### THE PROBLEM
Below is a listing. Return the lines from the one that contains "Reproduce this diagram with TikZ." to the one that contains "(outVap) at (977,117);", both ends included, verbatim and with no pictures.
— begin DATA SUPPLIED —
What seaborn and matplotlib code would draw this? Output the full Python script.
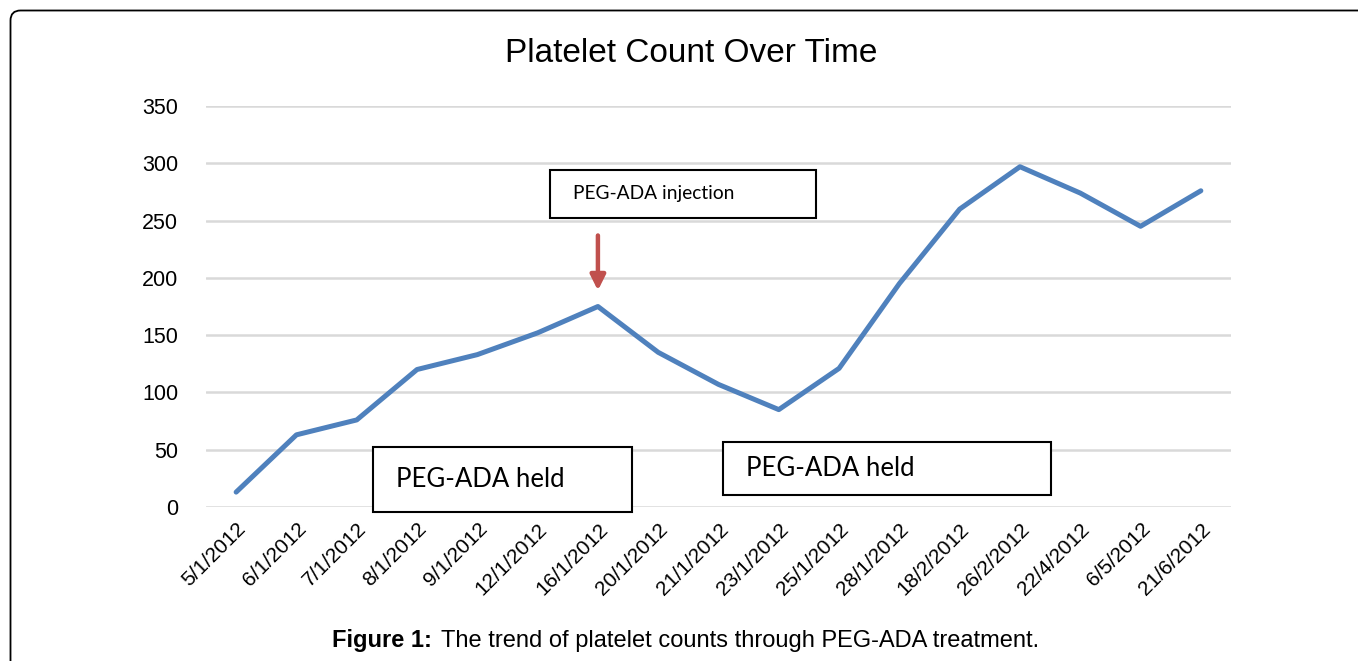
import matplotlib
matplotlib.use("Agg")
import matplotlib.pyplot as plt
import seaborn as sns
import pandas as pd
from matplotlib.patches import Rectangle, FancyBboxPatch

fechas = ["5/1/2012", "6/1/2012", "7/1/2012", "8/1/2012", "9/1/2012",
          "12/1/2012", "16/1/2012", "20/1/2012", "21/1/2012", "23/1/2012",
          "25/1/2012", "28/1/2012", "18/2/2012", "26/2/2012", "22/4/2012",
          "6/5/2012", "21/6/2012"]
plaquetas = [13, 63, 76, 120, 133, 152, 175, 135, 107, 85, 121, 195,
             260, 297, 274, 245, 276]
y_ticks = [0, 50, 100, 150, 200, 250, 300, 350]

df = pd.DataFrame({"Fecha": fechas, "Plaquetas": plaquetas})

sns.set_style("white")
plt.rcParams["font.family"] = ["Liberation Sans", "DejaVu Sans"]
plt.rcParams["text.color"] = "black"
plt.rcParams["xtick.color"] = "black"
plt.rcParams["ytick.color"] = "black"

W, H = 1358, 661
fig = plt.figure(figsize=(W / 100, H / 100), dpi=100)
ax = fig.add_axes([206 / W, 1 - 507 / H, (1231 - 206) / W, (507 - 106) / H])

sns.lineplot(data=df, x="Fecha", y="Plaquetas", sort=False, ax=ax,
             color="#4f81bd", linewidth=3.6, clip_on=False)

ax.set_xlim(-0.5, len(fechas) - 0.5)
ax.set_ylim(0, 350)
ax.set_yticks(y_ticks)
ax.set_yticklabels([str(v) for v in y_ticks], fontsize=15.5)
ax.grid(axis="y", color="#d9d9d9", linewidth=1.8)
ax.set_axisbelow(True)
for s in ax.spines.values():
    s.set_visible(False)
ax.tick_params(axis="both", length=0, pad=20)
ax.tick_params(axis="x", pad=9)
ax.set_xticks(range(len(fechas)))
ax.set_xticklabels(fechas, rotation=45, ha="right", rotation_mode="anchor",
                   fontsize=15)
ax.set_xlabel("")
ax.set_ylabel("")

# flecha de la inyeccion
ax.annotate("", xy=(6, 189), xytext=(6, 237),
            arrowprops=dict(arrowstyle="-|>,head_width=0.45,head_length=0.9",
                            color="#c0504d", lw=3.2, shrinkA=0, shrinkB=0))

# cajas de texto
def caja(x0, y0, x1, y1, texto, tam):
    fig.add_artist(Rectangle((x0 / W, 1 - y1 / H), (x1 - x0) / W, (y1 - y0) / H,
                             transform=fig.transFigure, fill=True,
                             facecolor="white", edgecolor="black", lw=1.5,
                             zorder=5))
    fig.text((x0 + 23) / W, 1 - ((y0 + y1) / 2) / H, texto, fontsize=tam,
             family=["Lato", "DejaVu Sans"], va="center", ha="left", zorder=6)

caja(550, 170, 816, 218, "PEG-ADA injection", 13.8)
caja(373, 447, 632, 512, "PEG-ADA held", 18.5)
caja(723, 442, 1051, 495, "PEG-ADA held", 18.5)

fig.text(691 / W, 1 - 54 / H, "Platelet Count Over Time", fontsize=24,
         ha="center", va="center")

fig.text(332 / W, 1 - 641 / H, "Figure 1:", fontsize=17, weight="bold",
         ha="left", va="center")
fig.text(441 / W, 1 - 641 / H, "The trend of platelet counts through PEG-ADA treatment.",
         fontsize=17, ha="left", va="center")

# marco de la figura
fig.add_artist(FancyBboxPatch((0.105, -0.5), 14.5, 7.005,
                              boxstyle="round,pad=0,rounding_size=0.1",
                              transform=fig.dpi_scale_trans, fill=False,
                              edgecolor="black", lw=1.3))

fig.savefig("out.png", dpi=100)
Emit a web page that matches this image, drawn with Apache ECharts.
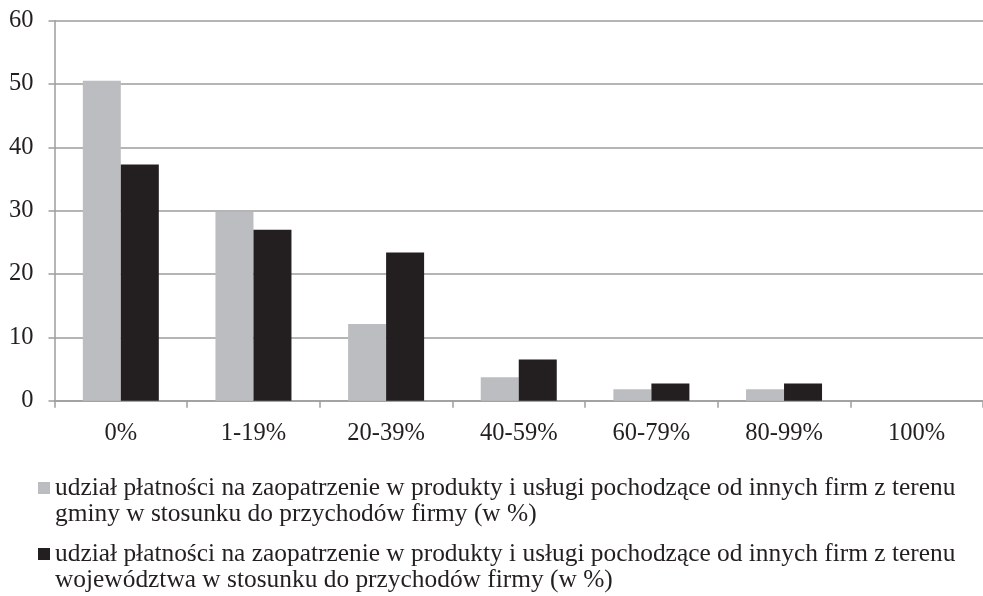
— end DATA SUPPLIED —
— begin DATA SUPPLIED —
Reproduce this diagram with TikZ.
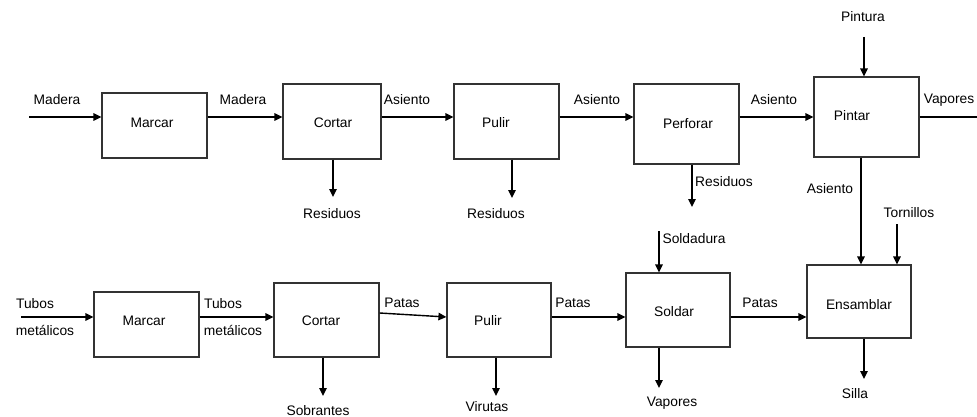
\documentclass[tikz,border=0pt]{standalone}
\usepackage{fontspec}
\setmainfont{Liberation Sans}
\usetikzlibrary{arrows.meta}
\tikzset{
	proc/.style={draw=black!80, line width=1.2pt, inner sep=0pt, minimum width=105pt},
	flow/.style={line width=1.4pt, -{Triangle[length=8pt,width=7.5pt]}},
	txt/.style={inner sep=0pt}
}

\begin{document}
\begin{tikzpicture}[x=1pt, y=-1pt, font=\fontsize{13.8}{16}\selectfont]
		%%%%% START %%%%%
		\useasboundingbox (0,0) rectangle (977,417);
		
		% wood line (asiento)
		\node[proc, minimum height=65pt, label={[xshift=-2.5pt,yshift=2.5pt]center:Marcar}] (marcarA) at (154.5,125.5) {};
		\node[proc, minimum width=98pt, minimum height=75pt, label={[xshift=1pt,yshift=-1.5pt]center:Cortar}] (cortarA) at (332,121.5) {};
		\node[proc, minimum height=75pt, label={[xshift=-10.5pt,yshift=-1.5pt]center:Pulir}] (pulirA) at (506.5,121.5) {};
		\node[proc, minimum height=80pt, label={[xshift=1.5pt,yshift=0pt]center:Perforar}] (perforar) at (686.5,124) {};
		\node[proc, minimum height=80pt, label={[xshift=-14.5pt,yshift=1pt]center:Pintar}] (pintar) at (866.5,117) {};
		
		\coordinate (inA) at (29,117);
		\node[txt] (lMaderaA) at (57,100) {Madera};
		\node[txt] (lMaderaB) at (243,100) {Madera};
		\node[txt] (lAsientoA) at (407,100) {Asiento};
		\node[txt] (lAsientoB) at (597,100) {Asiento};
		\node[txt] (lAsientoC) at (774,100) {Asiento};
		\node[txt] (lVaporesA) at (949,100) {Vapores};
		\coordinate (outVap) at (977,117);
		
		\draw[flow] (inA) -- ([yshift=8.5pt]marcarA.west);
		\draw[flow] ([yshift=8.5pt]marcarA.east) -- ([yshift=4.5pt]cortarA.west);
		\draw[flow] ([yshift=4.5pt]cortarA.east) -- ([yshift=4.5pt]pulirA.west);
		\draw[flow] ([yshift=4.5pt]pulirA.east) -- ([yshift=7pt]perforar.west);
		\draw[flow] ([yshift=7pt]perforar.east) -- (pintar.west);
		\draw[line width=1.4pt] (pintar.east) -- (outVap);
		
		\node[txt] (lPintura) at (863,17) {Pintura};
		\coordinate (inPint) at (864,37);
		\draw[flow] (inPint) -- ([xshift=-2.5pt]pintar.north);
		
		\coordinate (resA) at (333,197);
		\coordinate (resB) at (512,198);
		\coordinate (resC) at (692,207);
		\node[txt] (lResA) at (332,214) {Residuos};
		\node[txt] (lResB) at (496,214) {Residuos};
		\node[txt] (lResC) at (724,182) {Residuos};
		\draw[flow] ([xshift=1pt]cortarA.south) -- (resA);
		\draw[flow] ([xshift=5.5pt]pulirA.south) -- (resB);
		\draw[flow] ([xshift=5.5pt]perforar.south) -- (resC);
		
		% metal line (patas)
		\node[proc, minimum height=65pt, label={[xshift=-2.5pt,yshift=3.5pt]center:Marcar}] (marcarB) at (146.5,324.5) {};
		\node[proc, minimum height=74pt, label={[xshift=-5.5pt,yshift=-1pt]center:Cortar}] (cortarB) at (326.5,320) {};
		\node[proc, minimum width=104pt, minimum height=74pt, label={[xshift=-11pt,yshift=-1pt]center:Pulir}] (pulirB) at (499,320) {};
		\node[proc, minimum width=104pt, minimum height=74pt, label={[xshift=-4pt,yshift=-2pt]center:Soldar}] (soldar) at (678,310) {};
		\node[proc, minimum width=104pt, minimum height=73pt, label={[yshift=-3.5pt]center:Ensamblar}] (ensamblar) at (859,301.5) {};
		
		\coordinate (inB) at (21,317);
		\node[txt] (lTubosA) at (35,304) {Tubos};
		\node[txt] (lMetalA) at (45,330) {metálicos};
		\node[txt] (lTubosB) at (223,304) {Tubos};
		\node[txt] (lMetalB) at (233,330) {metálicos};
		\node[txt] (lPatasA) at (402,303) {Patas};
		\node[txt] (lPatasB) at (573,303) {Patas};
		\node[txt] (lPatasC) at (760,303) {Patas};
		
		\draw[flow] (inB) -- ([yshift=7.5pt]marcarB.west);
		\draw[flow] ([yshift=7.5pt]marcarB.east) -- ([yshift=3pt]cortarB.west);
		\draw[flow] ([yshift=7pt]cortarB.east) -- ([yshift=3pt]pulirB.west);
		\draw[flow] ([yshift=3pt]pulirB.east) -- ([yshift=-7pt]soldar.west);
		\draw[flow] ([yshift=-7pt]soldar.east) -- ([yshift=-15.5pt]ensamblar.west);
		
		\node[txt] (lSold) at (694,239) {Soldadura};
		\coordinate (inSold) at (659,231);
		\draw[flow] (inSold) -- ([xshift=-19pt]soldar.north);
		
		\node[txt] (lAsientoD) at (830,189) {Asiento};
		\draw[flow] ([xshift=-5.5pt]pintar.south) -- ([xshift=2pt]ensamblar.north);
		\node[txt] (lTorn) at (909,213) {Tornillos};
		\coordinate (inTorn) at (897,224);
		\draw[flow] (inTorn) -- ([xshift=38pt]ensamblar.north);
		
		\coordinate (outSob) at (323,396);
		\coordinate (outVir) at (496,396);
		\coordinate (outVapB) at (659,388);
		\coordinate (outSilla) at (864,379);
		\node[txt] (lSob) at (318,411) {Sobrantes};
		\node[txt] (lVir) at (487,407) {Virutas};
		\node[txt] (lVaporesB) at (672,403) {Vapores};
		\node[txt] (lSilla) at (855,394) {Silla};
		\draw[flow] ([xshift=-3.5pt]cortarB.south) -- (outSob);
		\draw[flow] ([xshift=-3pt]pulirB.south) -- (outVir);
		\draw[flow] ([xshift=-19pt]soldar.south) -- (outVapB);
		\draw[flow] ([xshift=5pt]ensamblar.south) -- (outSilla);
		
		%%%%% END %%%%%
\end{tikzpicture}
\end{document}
— end DATA SUPPLIED —
### ANSWER FOR THE TASK
Reproduce this diagram with TikZ.
\documentclass[tikz,border=0pt]{standalone}
\usepackage{fontspec}
\setmainfont{Liberation Sans}
\usetikzlibrary{arrows.meta}
\tikzset{
	proc/.style={draw=black!80, line width=1.2pt, inner sep=0pt, minimum width=105pt},
	flow/.style={line width=1.4pt, -{Triangle[length=8pt,width=7.5pt]}},
	txt/.style={inner sep=0pt}
}

\begin{document}
\begin{tikzpicture}[x=1pt, y=-1pt, font=\fontsize{13.8}{16}\selectfont]
		%%%%% START %%%%%
		\useasboundingbox (0,0) rectangle (977,417);
		
		% wood line (asiento)
		\node[proc, minimum height=65pt, label={[xshift=-2.5pt,yshift=2.5pt]center:Marcar}] (marcarA) at (154.5,125.5) {};
		\node[proc, minimum width=98pt, minimum height=75pt, label={[xshift=1pt,yshift=-1.5pt]center:Cortar}] (cortarA) at (332,121.5) {};
		\node[proc, minimum height=75pt, label={[xshift=-10.5pt,yshift=-1.5pt]center:Pulir}] (pulirA) at (506.5,121.5) {};
		\node[proc, minimum height=80pt, label={[xshift=1.5pt,yshift=0pt]center:Perforar}] (perforar) at (686.5,124) {};
		\node[proc, minimum height=80pt, label={[xshift=-14.5pt,yshift=1pt]center:Pintar}] (pintar) at (866.5,117) {};
		
		\coordinate (inA) at (29,117);
		\node[txt] (lMaderaA) at (57,100) {Madera};
		\node[txt] (lMaderaB) at (243,100) {Madera};
		\node[txt] (lAsientoA) at (407,100) {Asiento};
		\node[txt] (lAsientoB) at (597,100) {Asiento};
		\node[txt] (lAsientoC) at (774,100) {Asiento};
		\node[txt] (lVaporesA) at (949,100) {Vapores};
		\coordinate (outVap) at (977,117);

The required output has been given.